Inverse supported Al2O3/Coº catalysts for enhanced CO2 hydrogenation

Abstract

Inverse catalysts, characterized by their distinctive interfaces, demonstrate exceptional catalytic activity for CO₂ conversion. This study explores the synthesis of an Al-Co oxide/Co⁰ inverse catalyst through the reduction of a Co-Al oxide with a high Co content, achieved by modulating the Co/Al ratio in the oxide precursor. The resulting inverse catalyst significantly enhances CO₂ hydrogenation, yielding increased production of methane, methanol, and ethanol, with a notable amplification in ethanol output. Amongst, the catalyst with a Co/Al ratio of 9:1 achieves high yields for methane (32,131 μmol/g, methanol (461 μmol/g), and ethanol (123 μmol/g).

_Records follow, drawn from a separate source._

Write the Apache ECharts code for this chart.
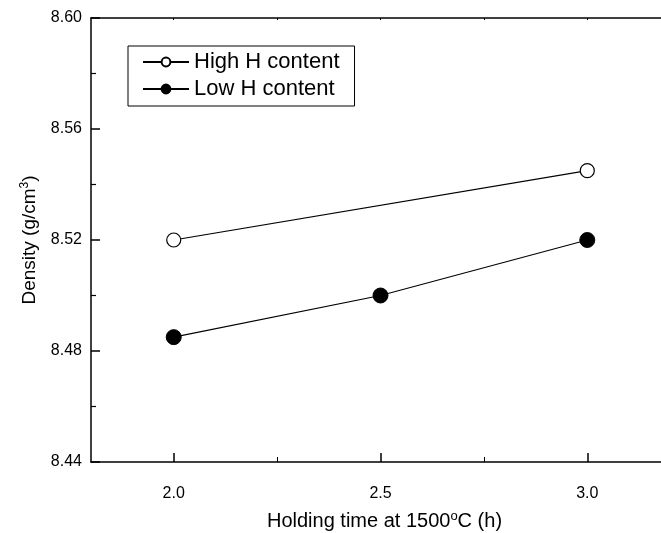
<!DOCTYPE html>
<html>
<head>
<meta charset="utf-8">
<script src="https://cdn.jsdelivr.net/npm/echarts@6/dist/echarts.min.js"></script>
<style>html,body{margin:0;padding:0;background:#fff;}#c{width:661px;height:533px;}</style>
</head>
<body>
<div id="c"></div>
<script>
var xMajorTicks = [2.0, 2.5, 3.0];
var xMinorTicks = [2.25, 2.75];
var highX = [2.0, 3.0];
var highY = [8.52, 8.545];
var lowX = [2.0, 2.5, 3.0];
var lowY = [8.485, 8.50, 8.52];
var seriesNames = ['High H content', 'Low H content'];

var chart = echarts.init(document.getElementById('c'), null, {renderer: 'canvas'});
var FONT = '"Liberation Sans", Arial, sans-serif';
function pairs(xs, ys) { return xs.map(function (x, i) { return [x, ys[i]]; }); }
var axisLine = {show: true, lineStyle: {color: '#000', width: 1.5}};

var option = {
  backgroundColor: '#fff',
  animation: false,
  grid: {left: 91, top: 18, bottom: 71, width: 579, containLabel: false, outerBoundsMode: 'none'},
  legend: {
    left: 128, top: 46,
    orient: 'vertical',
    data: seriesNames,
    itemWidth: 46, itemHeight: 11, itemGap: 5,
    padding: [5, 15, 6, 14],
    borderColor: '#000', borderWidth: 1,
    textStyle: {fontFamily: FONT, fontSize: 22, color: '#000'},
    inactiveColor: '#000'
  },
  xAxis: [
    {
      type: 'value', position: 'bottom', min: 1.8, max: 3.2,
      axisLine: axisLine,
      axisTick: {show: true, inside: true, length: 9, lineStyle: {color: '#000', width: 1.5}, customValues: xMajorTicks},
      axisLabel: {show: true, customValues: xMajorTicks, margin: 24, fontFamily: FONT, fontSize: 16, color: '#000',
        formatter: function (v) { return v.toFixed(1); }},
      splitLine: {show: false},
      name: 'Holding time at 1500{sup|o}C (h)', nameLocation: 'middle', nameGap: 48,
      nameTextStyle: {fontFamily: FONT, fontSize: 20, color: '#000', padding: [0, 0, 0, 8],
        rich: {sup: {fontFamily: FONT, fontSize: 13, color: '#000', verticalAlign: 'top', padding: [0, 0, 9, 0]}}}
    },
    {
      type: 'value', position: 'bottom', min: 1.8, max: 3.2,
      axisLine: {show: false},
      axisTick: {show: true, inside: true, length: 5, lineStyle: {color: '#000', width: 1}, customValues: xMinorTicks},
      axisLabel: {show: false}, splitLine: {show: false}
    },
    {
      type: 'value', position: 'top', min: 1.8, max: 3.2,
      axisLine: axisLine,
      axisTick: {show: true, inside: true, length: 2, lineStyle: {color: '#000', width: 1}, customValues: xMajorTicks.concat(xMinorTicks)},
      axisLabel: {show: false}, splitLine: {show: false}
    }
  ],
  yAxis: [
    {
      type: 'value', min: 8.44, max: 8.60, interval: 0.04,
      axisLine: axisLine,
      axisTick: {show: true, inside: true, length: 9, lineStyle: {color: '#000', width: 1.5}},
      minorTick: {show: true, splitNumber: 2, length: 5, lineStyle: {color: '#000', width: 1.2}},
      axisLabel: {margin: 9, fontFamily: FONT, fontSize: 16, color: '#000', formatter: function (v) { return v.toFixed(2); }},
      splitLine: {show: false},
      name: 'Density (g/cm{sup|3})', nameLocation: 'middle', nameGap: 51, nameRotate: 90,
      nameTextStyle: {fontFamily: FONT, fontSize: 19, color: '#000',
        rich: {sup: {fontFamily: FONT, fontSize: 12, color: '#000', verticalAlign: 'top', padding: [0, 0, 9, 0]}}}
    }
  ],
  series: [
    {
      name: seriesNames[0], type: 'line', xAxisIndex: 0,
      data: pairs(highX, highY),
      symbol: 'circle', symbolSize: 14,
      itemStyle: {color: '#fff', borderColor: '#000', borderWidth: 1.2},
      lineStyle: {color: '#000', width: 1.1}
    },
    {
      name: seriesNames[1], type: 'line', xAxisIndex: 0,
      data: pairs(lowX, lowY),
      symbol: 'circle', symbolSize: 15,
      itemStyle: {color: '#000', borderColor: '#000', borderWidth: 1},
      lineStyle: {color: '#000', width: 1.1}
    }
  ]
};
chart.setOption(option);
</script>
</body>
</html>
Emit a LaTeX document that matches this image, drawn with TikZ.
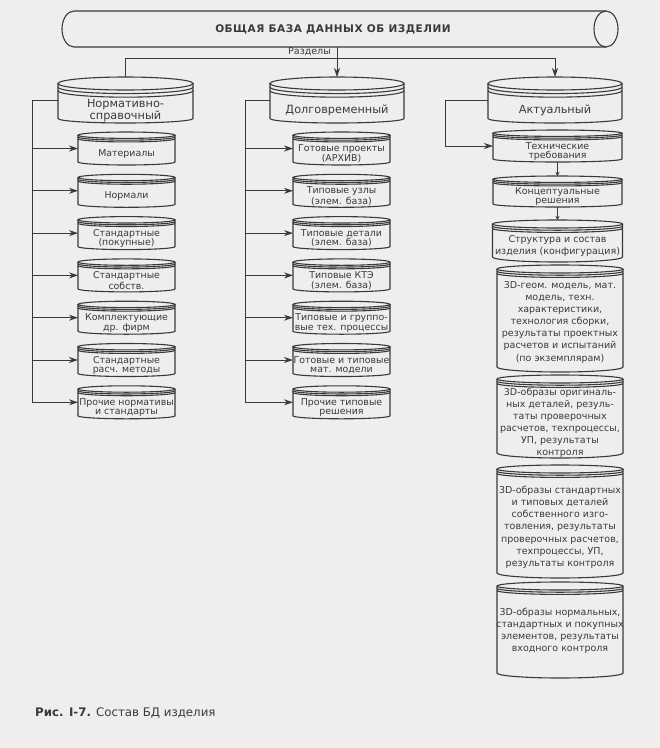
\documentclass[tikz,border=0pt]{standalone}
\usepackage{fontspec}
\setmainfont{DejaVu Sans}
\usetikzlibrary{arrows.meta,calc}

\definecolor{ink}{RGB}{58,58,58}
\definecolor{paper}{RGB}{238,238,236}

\tikzstyle{disk box}   = [inner sep=0pt,outer sep=0pt]
\tikzstyle{disk line}  = [draw=ink,line width=1.1pt]
\tikzstyle{head text}  = [text=ink,align=center,inner sep=0pt,yshift=-3pt,font=\fontsize{11.3}{10.8}\selectfont]
\tikzstyle{item text}  = [text=ink,align=center,inner sep=0pt,yshift=-1.8pt,font=\fontsize{9.4}{9.2}\selectfont]
\tikzstyle{tall text}  = [text=ink,align=center,inner sep=0pt,font=\fontsize{9.5}{12.1}\selectfont]
\tikzstyle{title text} = [text=ink,inner sep=0pt,font=\fontsize{10.5}{12}\bfseries\addfontfeature{LetterSpace=5}]
\tikzstyle{note text}  = [text=ink,inner sep=0pt,font=\fontsize{9.5}{11}\selectfont]
\tikzstyle{caption text} = [text=ink,inner sep=0pt,font=\fontsize{11.8}{13}\selectfont]
\tikzstyle{link}       = [draw=ink,line width=0.9pt,-{Stealth[length=9pt,width=6pt]}]
\tikzstyle{chain link} = [draw=ink,line width=0.9pt,-{Stealth[length=4pt,width=4pt]}]

% a database disk: label style, name, centre x, top y, width, height, lid ry, bottom ry, text
\newcommand\dbdisk[9]{%
  \pgfmathsetmacro\dskrx{#5/2}
  \pgfmathsetmacro\dskrim{0.55*#7}
  \pgfmathsetmacro\dsky{-(2*(#4)+2*#7+2*\dskrim+#6-#8)/2}
  \node[disk box,minimum width=#5pt,minimum height=#6pt,anchor=north] (#2) at (#3,{-(#4)}) {};
  \draw[disk line] (#2.north) ++(0,-#7) ellipse [x radius=\dskrx,y radius=#7];
  \draw[disk line] (#2.north west) ++(0,-#7-\dskrim) arc [start angle=180,end angle=360,x radius=\dskrx,y radius=#7];
  \draw[disk line] (#2.north west) ++(0,-#7-2*\dskrim) arc [start angle=180,end angle=360,x radius=\dskrx,y radius=#7];
  \draw[disk line] ($(#2.north west)+(0,-#7)$) -- ($(#2.south west)+(0,#8)$)
    arc [start angle=180,end angle=360,x radius=\dskrx,y radius=#8] -- ($(#2.north east)+(0,-#7)$);
  \node[#1] (#2-t) at (#3,\dsky) {#9};
}

\begin{document}
\begin{tikzpicture}[x=1pt,y=1pt]
\useasboundingbox (0,0) rectangle (660,-748);
\fill[paper] (0,0) rectangle (660,-748);
% Draw the common database pipe
\node[disk box,minimum width=556pt,minimum height=36pt] (pipe) at (340,-29) {};
\draw[disk line] ($(pipe.north east)+(-12,0)$) -- ($(pipe.north west)+(12,0)$)
  arc [start angle=90,end angle=270,x radius=12,y radius=18] -- ($(pipe.south east)+(-12,0)$);
\draw[disk line] ($(pipe.east)+(-12,0)$) ellipse [x radius=12,y radius=18];
\node[title text] (pipe-t) at ($(pipe.center)+(-7,0)$) {ОБЩАЯ БАЗА ДАННЫХ ОБ ИЗДЕЛИИ};
\node[note text,anchor=east] (sect) at (331,-52) {Разделы};
% Draw the three sections
\dbdisk{head text}{norm}{125.5}{77}{135}{46}{6.5}{4.5}{Нормативно-\\справочный}
\dbdisk{head text}{dolg}{337}{77}{134}{46}{6.5}{4.5}{Долговременный}
\dbdisk{head text}{act}{555}{77}{134}{46}{6.5}{4.5}{Актуальный}
\draw[link] (pipe.south -| dolg.north) -- (dolg.north);
\draw[link] (norm.north) -- ++(0,19) -| (act.north);
% Draw the reference section
\foreach \i/\t in {1/Материалы, 2/Нормали, 3/{Стандартные\\(покупные)}, 4/{Стандартные\\собств.},
  5/{Комплектующие\\др. фирм}, 6/{Стандартные\\расч. методы}, 7/{Прочие нормативы\\и стандарты}}
{
  \pgfmathsetmacro\rowtop{132+42.3*(\i-1)}
  \dbdisk{item text}{n\i}{126.5}{\rowtop}{97}{33}{3.2}{3}{\t}
  \draw[link] (norm.west) -- ++(-26,0) |- (n\i.west);
}
% Draw the long-term section
\foreach \i/\t in {1/{Готовые проекты\\(АРХИВ)}, 2/{Типовые узлы\\(элем. база)}, 3/{Типовые детали\\(элем. база)},
  4/{Типовые КТЭ\\(элем. база)}, 5/{Типовые и группо-\\вые тех. процессы}, 6/{Готовые и типовые\\мат. модели},
  7/{Прочие типовые\\решения}}
{
  \pgfmathsetmacro\rowtop{132+42.3*(\i-1)}
  \dbdisk{item text}{d\i}{341.5}{\rowtop}{97}{33}{3.2}{3}{\t}
  \draw[link] (dolg.west) -- ++(-25,0) |- (d\i.west);
}
% Draw the current section
\dbdisk{item text}{tech}{557.5}{130}{129}{32}{3.2}{3}{Технические\\требования}
\dbdisk{item text}{konc}{557.5}{176}{129}{31}{3.2}{3}{Концептуальные\\решения}
\dbdisk{tall text,yshift=-1.5pt}{struct}{557.5}{220}{130}{42}{4}{5}{Структура и состав\\изделия (конфигурация)}
\dbdisk{tall text}{geom}{560}{265}{126}{107}{4}{5}{3D-геом. модель, мат.\\модель, техн.\\характеристики,\\технология сборки,\\результаты проектных\\расчетов и испытаний\\(по экземплярам)}
\dbdisk{tall text,yshift=-2.5pt}{orig}{560}{375}{126}{83}{4}{5}{3D-образы оригиналь-\\ных деталей, резуль-\\таты проверочных\\расчетов, техпроцессы,\\УП, результаты\\контроля}
\dbdisk{tall text,yshift=-2pt}{std}{560}{465}{126}{113}{4}{5}{3D-образы стандартных\\и типовых деталей\\собственного изго-\\товления, результаты\\проверочных расчетов,\\техпроцессы, УП,\\результаты контроля}
\dbdisk{tall text,yshift=3pt}{normel}{560}{582}{126}{96}{4}{5}{3D-образы нормальных,\\стандартных и покупных\\элементов, результаты\\входного контроля}
\draw[link] (act.west) -- ++(-43,0) |- (tech.west);
\draw[chain link] (tech.south) -- (konc.north);
\draw[chain link] (konc.south) -- (struct.north);
% Caption
\node[caption text,anchor=west] (caption) at (35,-713) {\textbf{Рис. I-7.} Состав БД изделия};
\end{tikzpicture}
\end{document}
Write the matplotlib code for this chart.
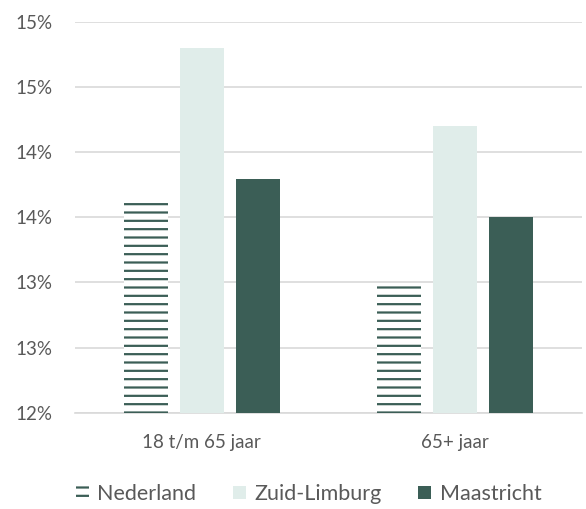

To elucidate the structure and reaction mechanism, the inverse catalyst was also characterized using a suite of techniques. It is posited that the abundance of active sites on the inverse catalyst, coupled with its moderate H binding affinity, facilitates CO₂ activation and conversion. This is particularly evident in the enhanced coupling of *HCOO and *CH₃ intermediates, which promotes ethanol synthesis. This research not only sheds light on the interactions between metal and metal oxide within Co-based catalysts for CO₂ hydrogenation but also proposes a facile method for crafting efficient catalysts for such processes.